Speakers
John Lowe presenting the developments in the past 50 years of geochronology

John Lowe presenting the developments in geochronology over the past 50 years

John Lowe (Royal Holloway University of London, Surrey)

Mike Walker (Aberystwyth University, Aberystwyth)

Chris Bronk-Ramsey (University of Oxford, Oxford)

Siwan Davies (Swansea University, Swansea)

 

Why are dating methods important?

In order to successfully reconstruct past climate and environmental change it is vital to understand when these changes occurred, and construct a ‘chronology’. Our ability to date environmental change is reliant on the quality of the dating methods we use. Developing accurate and precise dating methods allow for the best control on the timing of changes, and the best opportunity to understand leads, lags, and correlations within climatic and environmental systems. Advances in our dating methods have also allowed us to date different materials (e.g. organics, sand, bone, rocks), which are important if we want to study a range of environments. To use geochronology in environmental science successfully, there needs to be synergy between the chronological tool and the environmental tool in which it is being used. For example, we need to ensure that the dating method that we use is appropriate for the environment and the material that we are trying to date.

What have been the major developments in geochronology?

Over the past 50 years there have been major developments in dating techniques, and a number of important paradigm shifts. These improvements have been methodological – through developments in our understanding of how techniques should be used.

Radiocarbon dating is one of the most important geochronological tools, used for a wide range of different organic materials within many environmental settings. Since the discovery of radiocarbon dating by Willard Libby in 1949, the method has been revolutionised.

The main revolutions have been:

  • Calibration of radiocarbon dates: using tree rings and detailed records from Lake Suigetsu (http://www.suigetsu.org/), the Bahamas, and Hulu cave, radiocarbon dates can be securely calibrated. Marine records have also allowed calibration back to 50 ka BP.
  • The development of accelerated mass spectrometry (AMS) has allowed small samples to be dated, as well as different types of sample material.
  • The use of Bayesian statistics in radiocarbon dating has allowed precise age-depth models to be generated for sequences, allowing more robust comparison of records.
  • The development of chemical methods for radiocarbon dating has helped to push the upper limits of achievable ages to 50 ka BP.

The long marine oxygen isotope stratigraphy (developed by Imbrie and Shackleton) has been one of the most influential developments in geochronology.

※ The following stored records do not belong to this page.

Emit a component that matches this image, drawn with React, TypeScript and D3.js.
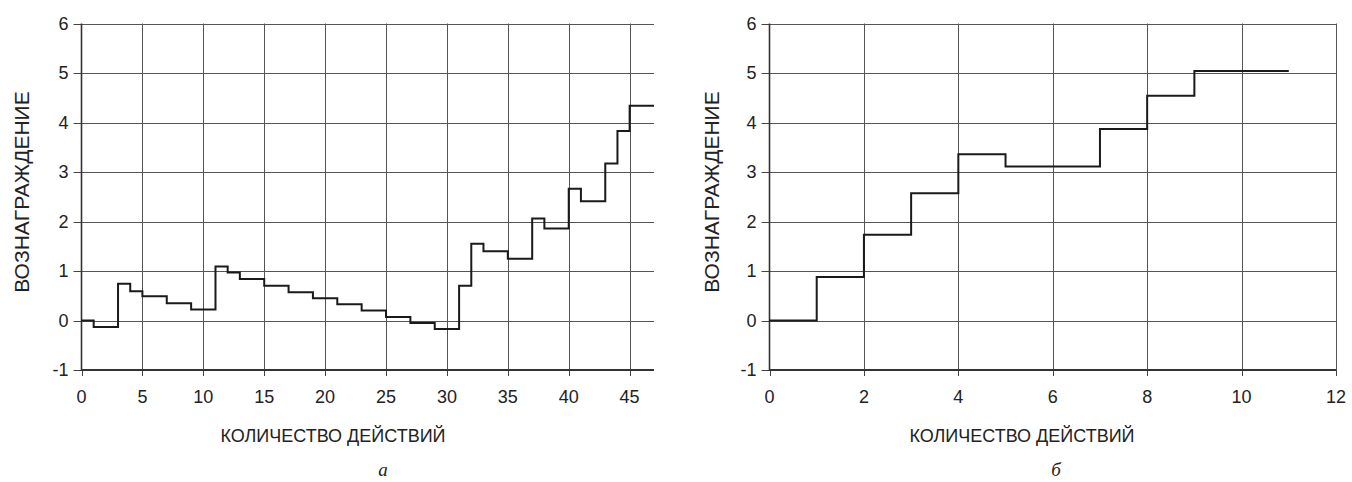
import React from "react";
import * as d3 from "d3";

const leftX = [0, 1, 3, 4, 5, 7, 9, 11, 12, 13, 15, 17, 19, 21, 23, 25, 27, 29, 31, 32, 33, 35, 37, 38, 40, 41, 43, 44, 45, 47];
const leftY = [0, -0.13, 0.74, 0.59, 0.49, 0.35, 0.22, 1.09, 0.97, 0.84, 0.7, 0.57, 0.45, 0.33, 0.2, 0.07, -0.05, -0.17, 0.7, 1.55, 1.4, 1.25, 2.06, 1.86, 2.66, 2.41, 3.17, 3.83, 4.34, 4.34];
const leftXTicks = [0, 5, 10, 15, 20, 25, 30, 35, 40, 45];

const rightX = [0, 1, 2, 3, 4, 5, 7, 8, 9, 11];
const rightY = [0, 0.88, 1.73, 2.57, 3.36, 3.11, 3.87, 4.54, 5.04, 5.04];
const rightXTicks = [0, 2, 4, 6, 8, 10, 12];

const yTicks = [-1, 0, 1, 2, 3, 4, 5, 6];
const yTitle = "ВОЗНАГРАЖДЕНИЕ";
const xTitle = "КОЛИЧЕСТВО ДЕЙСТВИЙ";
const panelLabels = ["а", "б"];

const FONT = "'Liberation Sans', Arial, sans-serif";

type PanelProps = {
  xs: number[];
  ys: number[];
  xTicks: number[];
  xMax: number;
  x0: number;
  x1: number;
  yTitleX: number;
  xTitleX: number;
  label: string;
  labelX: number;
  rightBorder: boolean;
};

function Panel(p: PanelProps) {
  const y = d3.scaleLinear().domain([-1, 6]).range([370, 23.5]);
  const x = d3.scaleLinear().domain([0, p.xMax]).range([p.x0, p.x1]);
  const pts = p.xs.map((v, i) => [v, p.ys[i]] as [number, number]);
  const line = d3
    .line<[number, number]>()
    .x((d) => x(d[0]))
    .y((d) => y(d[1]))
    .curve(d3.curveStepAfter);
  const r = (v: number) => Math.round(v) + 0.5;
  return (
    <g>
      {yTicks.map((t) => (
        <g key={"y" + t}>
          {t > -1 && (
            <line x1={p.x0} x2={p.x1} y1={r(y(t))} y2={r(y(t))} stroke="#555" strokeWidth={1} />
          )}
          <line x1={p.x0 - 8} x2={p.x0} y1={r(y(t))} y2={r(y(t))} stroke="#444" strokeWidth={1} />
          <text x={p.x0 - 13} y={y(t)} dy="0.35em" textAnchor="end" fontSize={18} fontFamily={FONT} fill="#222">
            {t}
          </text>
        </g>
      ))}
      {p.xTicks.map((t) => (
        <g key={"x" + t}>
          {t > 0 && (t < p.xMax || p.rightBorder) && (
            <line x1={r(x(t))} x2={r(x(t))} y1={y(6)} y2={y(-1)} stroke="#555" strokeWidth={1} />
          )}
          <line x1={r(x(t))} x2={r(x(t))} y1={y(-1)} y2={y(-1) + 6} stroke="#444" strokeWidth={1} />
          <text x={x(t)} y={397} dy="0.35em" textAnchor="middle" fontSize={18} fontFamily={FONT} fill="#222">
            {t}
          </text>
        </g>
      ))}
      <line x1={p.x0} x2={p.x0} y1={y(6)} y2={y(-1) + 1} stroke="#333" strokeWidth={1.6} />
      <line x1={p.x0} x2={p.x1} y1={y(-1)} y2={y(-1)} stroke="#333" strokeWidth={2} />
      <path d={line(pts) || ""} fill="none" stroke="#1a1a1a" strokeWidth={2} />
      <text
        transform={`translate(${p.yTitleX},192) rotate(-90)`}
        dy="0.35em"
        textAnchor="middle"
        fontSize={21}
        fontFamily={FONT}
        fill="#222"
      >
        {yTitle}
      </text>
      <text x={p.xTitleX} y={436} dy="0.35em" textAnchor="middle" fontSize={18} fontFamily={FONT} fill="#222">
        {xTitle}
      </text>
      <text x={p.labelX} y={469} dy="0.35em" textAnchor="middle" fontSize={19} fontStyle="italic" fontFamily="'Liberation Serif', 'Times New Roman', serif" fill="#222">
        {p.label}
      </text>
    </g>
  );
}

export default function App() {
  return (
    <svg width={1352} height={482} style={{ position: "absolute", left: 0, top: 0, background: "#fff" }}>
      <rect width={1352} height={482} fill="#fff" />
      <Panel xs={leftX} ys={leftY} xTicks={leftXTicks} xMax={47} x0={81.5} x1={654} yTitleX={22} xTitleX={333} label={panelLabels[0]} labelX={383} rightBorder={false} />
      <Panel xs={rightX} ys={rightY} xTicks={rightXTicks} xMax={12} x0={769.5} x1={1336} yTitleX={712} xTitleX={1022} label={panelLabels[1]} labelX={1056} rightBorder={true} />
    </svg>
  );
}
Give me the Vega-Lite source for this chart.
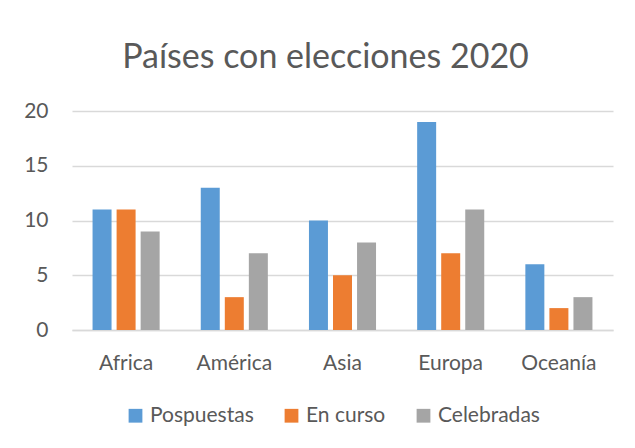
{
  "$schema": "https://vega.github.io/schema/vega-lite/v6.json",
  "width": 541,
  "height": 219,
  "autosize": {"type": "none"},
  "padding": {"left": 72, "top": 111, "right": 22, "bottom": 118},
  "background": "white",
  "title": {
    "text": "Países con elecciones 2020",
    "fontSize": 34,
    "font": "Lato",
    "fontWeight": "normal",
    "color": "#595959",
    "anchor": "middle",
    "dx": -17,
    "baseline": "alphabetic",
    "offset": -2
  },
  "data": {
    "values": [
      {"region": "Africa", "serie": "Pospuestas", "valor": 11},
      {"region": "Africa", "serie": "En curso", "valor": 11},
      {"region": "Africa", "serie": "Celebradas", "valor": 9},
      {"region": "América", "serie": "Pospuestas", "valor": 13},
      {"region": "América", "serie": "En curso", "valor": 3},
      {"region": "América", "serie": "Celebradas", "valor": 7},
      {"region": "Asia", "serie": "Pospuestas", "valor": 10},
      {"region": "Asia", "serie": "En curso", "valor": 5},
      {"region": "Asia", "serie": "Celebradas", "valor": 8},
      {"region": "Europa", "serie": "Pospuestas", "valor": 19},
      {"region": "Europa", "serie": "En curso", "valor": 7},
      {"region": "Europa", "serie": "Celebradas", "valor": 11},
      {"region": "Oceanía", "serie": "Pospuestas", "valor": 6},
      {"region": "Oceanía", "serie": "En curso", "valor": 2},
      {"region": "Oceanía", "serie": "Celebradas", "valor": 3}
    ]
  },
  "mark": {"type": "bar"},
  "encoding": {
    "x": {
      "field": "region",
      "type": "nominal",
      "sort": ["Africa", "América", "Asia", "Europa", "Oceanía"],
      "scale": {"paddingInner": 0.38, "paddingOuter": 0.19},
      "axis": {
        "title": null,
        "labelAngle": 0,
        "labelFont": "Lato",
        "labelFontSize": 21,
        "labelColor": "#595959",
        "labelPadding": 22,
        "ticks": false,
        "domainColor": "#D9D9D9",
        "domainWidth": 1.5,
        "grid": false
      }
    },
    "xOffset": {
      "field": "serie",
      "type": "nominal",
      "sort": ["Pospuestas", "En curso", "Celebradas"],
      "scale": {"paddingInner": 0.21, "paddingOuter": 0}
    },
    "y": {
      "field": "valor",
      "type": "quantitative",
      "scale": {"domain": [0, 20]},
      "axis": {
        "title": null,
        "values": [0, 5, 10, 15, 20],
        "labelFont": "Lato",
        "labelFontSize": 21,
        "labelColor": "#595959",
        "labelPadding": 24,
        "ticks": false,
        "domain": false,
        "gridColor": "#D9D9D9",
        "gridWidth": 1.5
      }
    },
    "color": {
      "field": "serie",
      "type": "nominal",
      "sort": ["Pospuestas", "En curso", "Celebradas"],
      "scale": {
        "domain": ["Pospuestas", "En curso", "Celebradas"],
        "range": ["#5B9BD5", "#ED7D31", "#A5A5A5"]
      },
      "legend": {
        "title": null,
        "orient": "none",
        "legendX": 53,
        "legendY": 294,
        "direction": "horizontal",
        "symbolType": "square",
        "symbolSize": 190,
        "symbolStrokeWidth": 0,
        "labelFont": "Lato",
        "labelFontSize": 21,
        "labelColor": "#595959",
        "columnPadding": 27,
        "symbolOffset": 0
      }
    }
  },
  "config": {
    "view": {"stroke": null}
  }
}
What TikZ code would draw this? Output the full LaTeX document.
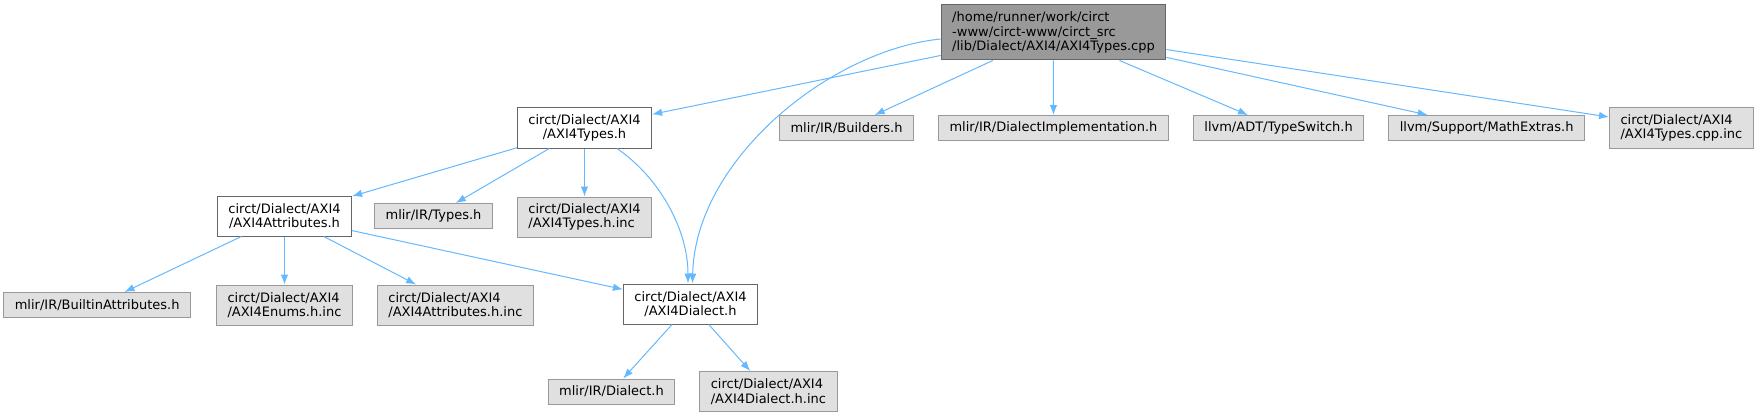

Its use has actually led to major developments in how we both interact with, and interpret environmental data. Ice core records from Antarctica and Greenland have been very influential in understanding past climatic changes. Ice cores have annual resolution (each layer represents a year of snow deposition and compaction into ice), allowing us to look at changes over decadal and sometimes annual timescales. Other records and dating methods are now attempting to emulate this high precision. These developments have given records the highest possible precision, led to the development of integrated age models, and allow for inter-calibration.

Tephrachronology is a recently developed method, and has the potential to link multiple records across a wide geographical area. The use of tephra emerged in the 1970s and 1980s through work recognising Icelandic tephra in UK peat sequences. The method became more useful with the development of electron microprobe analysis, and the use of laser ablation ICP-MS to geochemically fingerprint different trace elements from tephra shards. Tephrachronology not only works to provide a chronology for sequences, but the presence of tephra in multiple sequences can allow climatic leads and lags to be investigated in high precision.

What are the major challenges?

  • Methodological progress will continue to be made in the future, improving the utility of dating methods.
  • For radiocarbon dating the use of atmospheric, marine, and reservoir radiocarbon data together will allow us to better understand the global cycle of carbon in the past. These developments will reduce the errors margins on the chronology (which, at the moment, are frequently centennial or millennial), to improve precision.
  • In the past, aligning records to one another – or wiggle-matching – has been used. This is problematic as it can remove variability between records.
  • Future research will use other methods – possibly tephrachronology – to correctly correlate records based on precise, independent evidence.